Hallux Limitus is a condition causing inflammation and soreness of the big toe, accompanied by restriction of movement. If untreated, it can lead to a more severe position of complete rigidity. Fortunately, treatment options are simple and straightforward once we understand the underlying biomechanical processes taking place.
In this condition, the range of dorsiflexion available at the first metatarsophalangeal joint (MPJ) is decreased from normal. The amount of discomfort associated with a hallux limitus deformity can range from no pain at all to severe and disabling.
Normal first MPJ range of dorsiflexion motion is considered to be ~70 degrees. This is the maximim required amount of dorsiflexion of the hallux relative to the plantar aspect of the foot during the propulsive phase of the gait cycle. If there is less than 70 degrees of motion in both the non and weight bearing foot, a structural hallux limitus is present. If the limitation is present only in the weight bearing foot, then a functional hallux limitus is present. There are a variety of biomechanical etiologies of both types of hallux limitus. All of them work in the weight bearing foot during the propulsive phase of gait, to prevent normal dorsiflexion at the first MPJ.
This restriction of motion at a time when motion is absolutely necessary to ensure normal gait creates excessive internal compression forces within the dorsal half of the first MPJ. These are commonly referred to as “jamming” of the joint. The result is the classic symptom of dorsal first metatarsal head pain. Inflammation is created by the excessive bone against bone compression of the proximal phalanx abutting the first metatarsal head during propulsion.
Complex interactions take place between the dynamic internal joint torques, ligamentous and muscular tensions, and joint compression forces. They inhibit the first ray from plantarflexing during stance phase. From a clinic standpoint, simplify these interactions by thinking of only the ground reaction forces plantar to the first MPJ.
An increased amount of ground reaction force plantar to the first MPJ resists plantarflexion of the first ray. A decreased amount of ground reaction force plantar to the first MPJ lessens those forces of resistance. The main etiologies in the creation of hallux limitus all increase the ground reaction forces to the first MPJ. The two most common biomechanical causes of hallux limitus are excessive subtalar joint pronation and a relatively long first metatarsal. Both result in an increased amount of ground reaction force plantar to the first MPJ in late midstance and propulsion. This excessive ground reaction force tends to push up on the first metatarsal head, which in turn further resists normal first ray plantarflexion and therefore normal hallux dorsiflexion.
Treatment become simple once the biomechanical etiology of the hallux limitus is appreciated. Do what is necessary to reduce the ground reaction forces plantar to the first MPJ during late midstance and propulsion. Of course, to accomplish these goals, functional foot orthoses are the treatment of choice.

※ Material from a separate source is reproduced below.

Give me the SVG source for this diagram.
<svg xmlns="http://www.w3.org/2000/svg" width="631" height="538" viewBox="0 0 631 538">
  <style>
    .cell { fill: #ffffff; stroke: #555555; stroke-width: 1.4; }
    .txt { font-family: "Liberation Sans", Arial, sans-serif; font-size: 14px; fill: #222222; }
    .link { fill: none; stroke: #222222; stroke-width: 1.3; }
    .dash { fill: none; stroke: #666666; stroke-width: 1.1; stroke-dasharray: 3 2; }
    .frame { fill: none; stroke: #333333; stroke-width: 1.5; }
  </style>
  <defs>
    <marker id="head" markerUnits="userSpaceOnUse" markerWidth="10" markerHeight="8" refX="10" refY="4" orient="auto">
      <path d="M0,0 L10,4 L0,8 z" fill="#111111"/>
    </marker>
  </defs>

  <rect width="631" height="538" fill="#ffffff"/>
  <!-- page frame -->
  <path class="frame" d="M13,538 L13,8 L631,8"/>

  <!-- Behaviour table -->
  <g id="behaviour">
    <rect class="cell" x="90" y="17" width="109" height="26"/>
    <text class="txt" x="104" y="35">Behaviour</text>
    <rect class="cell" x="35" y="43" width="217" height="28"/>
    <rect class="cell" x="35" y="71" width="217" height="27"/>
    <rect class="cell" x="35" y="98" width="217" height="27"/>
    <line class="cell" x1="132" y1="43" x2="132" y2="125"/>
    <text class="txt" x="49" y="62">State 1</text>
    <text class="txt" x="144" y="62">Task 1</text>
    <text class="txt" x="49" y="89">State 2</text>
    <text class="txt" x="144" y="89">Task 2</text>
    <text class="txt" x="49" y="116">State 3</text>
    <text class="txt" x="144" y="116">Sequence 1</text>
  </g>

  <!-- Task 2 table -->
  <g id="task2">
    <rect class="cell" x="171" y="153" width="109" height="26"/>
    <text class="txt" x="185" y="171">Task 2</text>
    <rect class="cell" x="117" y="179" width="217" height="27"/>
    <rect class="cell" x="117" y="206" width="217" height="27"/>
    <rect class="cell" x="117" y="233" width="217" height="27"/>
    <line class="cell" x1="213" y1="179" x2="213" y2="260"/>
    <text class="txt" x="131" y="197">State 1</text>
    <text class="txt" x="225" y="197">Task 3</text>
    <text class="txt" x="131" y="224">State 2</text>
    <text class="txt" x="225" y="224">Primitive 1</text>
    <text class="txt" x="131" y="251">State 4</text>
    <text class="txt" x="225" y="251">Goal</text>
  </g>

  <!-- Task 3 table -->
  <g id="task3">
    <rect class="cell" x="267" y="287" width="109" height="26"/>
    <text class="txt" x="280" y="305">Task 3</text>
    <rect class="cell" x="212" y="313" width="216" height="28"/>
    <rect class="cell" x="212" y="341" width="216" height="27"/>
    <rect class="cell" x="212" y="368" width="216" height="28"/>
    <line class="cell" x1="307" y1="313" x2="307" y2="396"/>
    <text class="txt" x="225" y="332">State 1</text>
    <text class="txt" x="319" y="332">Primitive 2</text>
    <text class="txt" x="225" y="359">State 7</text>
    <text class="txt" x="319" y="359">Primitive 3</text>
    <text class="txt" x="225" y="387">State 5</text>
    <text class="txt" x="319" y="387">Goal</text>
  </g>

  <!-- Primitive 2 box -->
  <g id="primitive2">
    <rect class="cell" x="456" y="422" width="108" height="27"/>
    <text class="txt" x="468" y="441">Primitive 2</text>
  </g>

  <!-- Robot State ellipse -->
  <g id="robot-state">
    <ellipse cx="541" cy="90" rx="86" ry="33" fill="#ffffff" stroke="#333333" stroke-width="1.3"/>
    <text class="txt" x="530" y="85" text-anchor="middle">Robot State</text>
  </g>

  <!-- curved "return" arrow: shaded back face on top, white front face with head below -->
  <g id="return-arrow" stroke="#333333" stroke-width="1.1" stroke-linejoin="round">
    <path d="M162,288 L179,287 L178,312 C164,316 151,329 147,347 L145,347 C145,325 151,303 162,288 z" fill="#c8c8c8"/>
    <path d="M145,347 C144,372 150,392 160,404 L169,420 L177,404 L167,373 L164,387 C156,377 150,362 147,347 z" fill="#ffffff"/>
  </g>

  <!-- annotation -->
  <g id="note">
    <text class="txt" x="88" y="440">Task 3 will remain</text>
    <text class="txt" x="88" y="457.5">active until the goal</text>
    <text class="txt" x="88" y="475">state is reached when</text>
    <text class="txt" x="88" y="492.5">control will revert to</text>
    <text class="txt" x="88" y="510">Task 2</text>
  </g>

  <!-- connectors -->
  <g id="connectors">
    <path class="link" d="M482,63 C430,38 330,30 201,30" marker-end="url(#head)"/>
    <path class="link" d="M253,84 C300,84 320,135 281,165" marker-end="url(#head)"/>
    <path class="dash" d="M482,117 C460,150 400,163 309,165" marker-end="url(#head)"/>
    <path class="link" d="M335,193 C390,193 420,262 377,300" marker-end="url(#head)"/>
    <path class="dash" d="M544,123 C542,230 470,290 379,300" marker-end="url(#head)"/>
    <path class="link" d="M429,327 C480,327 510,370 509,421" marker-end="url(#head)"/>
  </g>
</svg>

Treatment through Orthotic Modification
Here are specific modifications to use with the clinical presentation of hallux limitus:
- Balance the forefoot and use low to perpendicular intrinsic or extrinsic rearfoot posting.
- For hallux limitus, add a reverse morton’s forefoot extension to the sulcus to accommodate the first MPJ. We use 1/16″ Korex extending across the second to fifth met head. This allows the first MPJ to “float” so that the ground reaction forces are markedly decreased. For a functional hallux limitus, the pad extends across the width of the forefoot, with a cutout at the first MPJ.
- For a hallux limitus, we use a morton’s extension, in order to limit motion of the first MPJ.
- Use a relatively stuff orthosis plate along with a rearfoot post to achieve tighter control of excessive subtalar pronation.
Functional foot orthoses using these modifications almost always relieves dorsal joint pain that is caused by hallux limitus.. If the patient prefers a half length orthotic, adhere a piece of felt or thin padding to the insole of the shoe.